Very carefully. First of all, it's not the charset (i.e. character
encoding scheme) that's a subset; it's the character repertoire.
And I define subset in the traditional manner:
x subset y iff
ForAll z: (z in x) implies (z in y)
> If you convert iso-2022-jp to 10646 and then back again to iso-2022-jp,
> you could end up with a file that is different from the original
> iso-2022-jp document.
Again: take care with the terms. ISO10646 is a coded character set.
ISO-2022-JP is a character encoding scheme. Type mismatch.
ISO-10646-UCS-2 is a character encoding scheme.
> For example, some of the "double-width" Roman
> characters in the JIS X 0208 portion of iso-2022-jp are not in 10646.
Then the character repertoire of iso-2022-jp is _not_ a subset
of the character repertoire of ISO10646. I was misled.

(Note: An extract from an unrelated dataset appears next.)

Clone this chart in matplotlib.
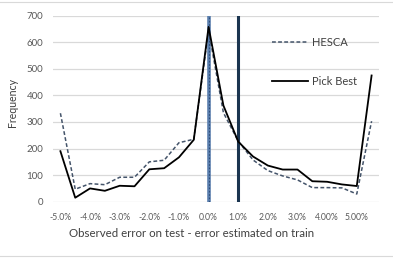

> Also, you could lose info encoded in the escape sequences themselves:
> ESC ( B, ESC ( J, ESC $ @ and ESC $ B. So iso-2022-jp is not a subset
> of 10646, if you look at it this way.
I don't follow this portion: does iso-2022-jp somehow encode more than
a sequence of characters? I don't care if there is more than one
way to encode a given sequence of characters in iso-2022.
> Why not just remove the restriction that the HTTP charset has to be a
> subset of 10646? I.e. remove the word "subset" somehow.
The restriction is currently that the document character set must
agree with the ISO10646 coded character set. That implies that no
characters outside the ISO10646 character repertoire be used.
This is a restriction. I called it out loud and clear a long time ago,
but everybody said "Yes, we know. That's OK." Now you're saying it's
not OK? I'm afraid you've got some serious lobbying to do!
Dan